Introduction to Deployment of NSAPH Data Platform
Data processing workflows consist of multiple steps with each
step using different tools. These tools and their prerequisites must
be available in the runtime environment that runs a workflow. Therefore,
deployment configuration is far from trivial. This package provides
a way to manage runtime environments for CWL workflows deployed
on Apache Airflow using CWL-Airflow.
Many data science and bioinformatics applications use Conda to manage their environments. This is especially helpful if some workflow steps use R programming language. Regardless of whether Conda is already set up on the host system, in order to be used inside workflows, it has to be installed within the CWL-Airflow container. Therefore, we provide an option to install Anaconda® as part of the setup procedure.
Airflow requires a relational database management system (RDBMS) to store and manage states of the running pipelines. This configuration assumes that the RDBMS in use is PostgreSQL.

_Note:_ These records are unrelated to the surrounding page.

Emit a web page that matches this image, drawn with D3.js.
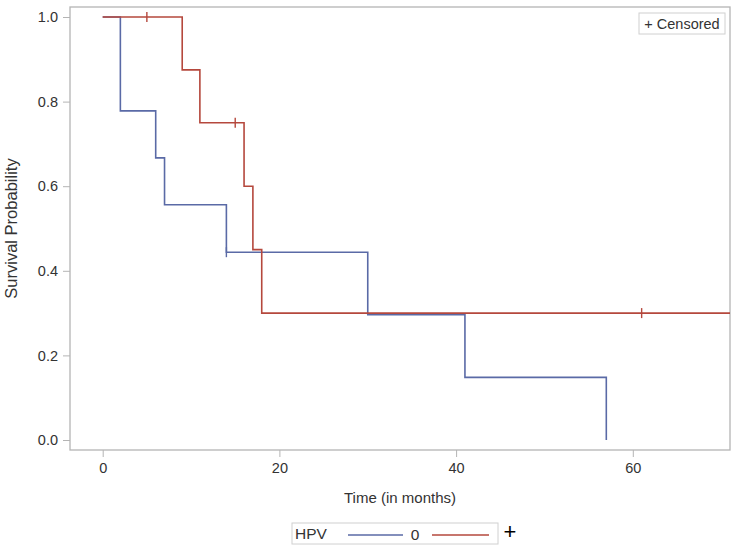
<!DOCTYPE html>
<html>
<head>
<meta charset="utf-8">
<script src="https://cdn.jsdelivr.net/npm/d3@7"></script>
<style>
  body { margin: 0; background: #fff; }
  svg { display: block; font-family: "Liberation Sans", Arial, sans-serif; }
</style>
</head>
<body>
<svg id="chart" width="736" height="550"></svg>
<script>
// ---- data ----
const groupLabels = ["0", "+"];
const blueTimes = [0, 2, 6, 7, 14, 30, 41, 57];
const blueSurv  = [1.0, 0.778, 0.667, 0.556, 0.444, 0.296, 0.148, 0.0];
const blueCensorTimes = [14];
const blueCensorSurv  = [0.444];
const redTimes = [0, 9, 11, 16, 17, 18, 71];
const redSurv  = [1.0, 0.875, 0.75, 0.6, 0.45, 0.3, 0.3];
const redCensorTimes = [5, 15, 61];
const redCensorSurv  = [1.0, 0.75, 0.3];
const xTicks = [0, 20, 40, 60];
const yTicks = [0.0, 0.2, 0.4, 0.6, 0.8, 1.0];

const blue = "#5a6aa6", red = "#b5483d", frame = "#b4b4b4", txt = "#333";

const svg = d3.select("#chart");
const L = 70, R = 730, T = 7, B = 450;
const x = d3.scaleLinear().domain([-3.7, 71]).range([L, R]);
const y = d3.scaleLinear().domain([0, 1]).range([440, 17]);

// clip
svg.append("clipPath").attr("id", "clip").append("rect")
  .attr("x", L).attr("y", T).attr("width", R - L).attr("height", B - T);

// axes
const xAxis = svg.append("g").attr("transform", `translate(0,${B})`)
  .call(d3.axisBottom(x).tickValues(xTicks).tickFormat(d3.format("d")).tickSize(7).tickPadding(6));
const yAxis = svg.append("g").attr("transform", `translate(${L},0)`)
  .call(d3.axisLeft(y).tickValues(yTicks).tickFormat(d3.format(".1f")).tickSize(7).tickPadding(5));
[xAxis, yAxis].forEach(a => {
  a.select(".domain").remove();
  a.selectAll("line").attr("stroke", frame);
  a.selectAll("text").attr("fill", txt).style("font-size", "14.5px");
});

// frame
svg.append("rect").attr("x", L).attr("y", T).attr("width", R - L).attr("height", B - T)
  .attr("fill", "none").attr("stroke", frame).attr("stroke-width", 1.3);

// axis labels
svg.append("text").attr("x", (L + R) / 2).attr("y", 503).attr("text-anchor", "middle")
  .attr("fill", txt).style("font-size", "15px").text("Time (in months)");
svg.append("text").attr("transform", `translate(17,${(17 + 440) / 2}) rotate(-90)`)
  .attr("text-anchor", "middle").attr("fill", txt).style("font-size", "16.5px").text("Survival Probability");

// curves
const line = d3.line().x(d => x(d[0])).y(d => y(d[1])).curve(d3.curveStepAfter);
const g = svg.append("g").attr("clip-path", "url(#clip)");
function drawCurve(times, surv, color) {
  g.append("path").datum(times.map((t, i) => [t, surv[i]]))
    .attr("d", line).attr("fill", "none").attr("stroke", color).attr("stroke-width", 1.6);
}
function drawCensor(times, surv, color) {
  g.selectAll(null).data(times.map((t, i) => [t, surv[i]])).enter().append("line")
    .attr("x1", d => x(d[0])).attr("x2", d => x(d[0]))
    .attr("y1", d => y(d[1]) - 5).attr("y2", d => y(d[1]) + 5)
    .attr("stroke", color).attr("stroke-width", 1.4);
}
drawCurve(blueTimes, blueSurv, blue);
drawCurve(redTimes, redSurv, red);
drawCensor(blueCensorTimes, blueCensorSurv, blue);
drawCensor(redCensorTimes, redCensorSurv, red);

// censored legend
const cg = svg.append("g");
cg.append("rect").attr("x", 639).attr("y", 13).attr("width", 86).attr("height", 21)
  .attr("fill", "#fff").attr("stroke", "#d0d0d0");
cg.append("text").attr("x", 682).attr("y", 28.5).attr("text-anchor", "middle")
  .attr("fill", txt).style("font-size", "14.5px").text("+ Censored");

// bottom legend
const lg = svg.append("g");
lg.append("rect").attr("x", 292).attr("y", 523).attr("width", 206).attr("height", 21)
  .attr("fill", "#fff").attr("stroke", "#d0d0d0");
lg.append("text").attr("x", 295).attr("y", 539).attr("fill", txt).style("font-size", "15.5px").text("HPV");
lg.append("line").attr("x1", 348).attr("x2", 403).attr("y1", 535).attr("y2", 535)
  .attr("stroke", blue).attr("stroke-width", 1.6);
lg.append("text").attr("x", 415).attr("y", 539.5).attr("text-anchor", "middle")
  .attr("fill", txt).style("font-size", "15.5px").text(groupLabels[0]);
lg.append("line").attr("x1", 432).attr("x2", 489).attr("y1", 535).attr("y2", 535)
  .attr("stroke", red).attr("stroke-width", 1.6);
lg.append("text").attr("x", 510).attr("y", 538.5).attr("text-anchor", "middle")
  .attr("fill", "#000").style("font-size", "22px").text(groupLabels[1]);
</script>
</body>
</html>
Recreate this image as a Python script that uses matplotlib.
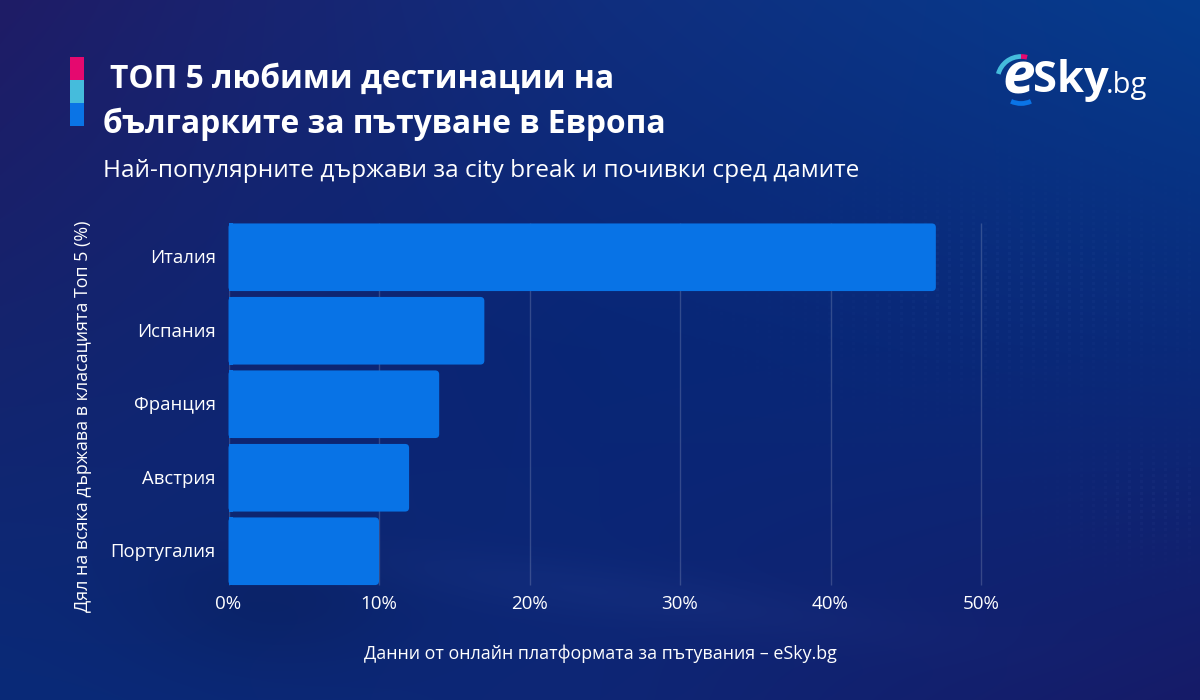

By default, most Airflow docker configurations, including this one, build and install a new container running an appropriate version of PostgreSQL. However, in many cases Airflow will be installed on a system that already runs PostgreSQL. Installing another container with PostgreSQL will cause conflicts with TCP ports, beside creating a general mess and requiring additional resources. To address these cases we provide an option to use an existing PostgreSQL installation instead of creating a new container.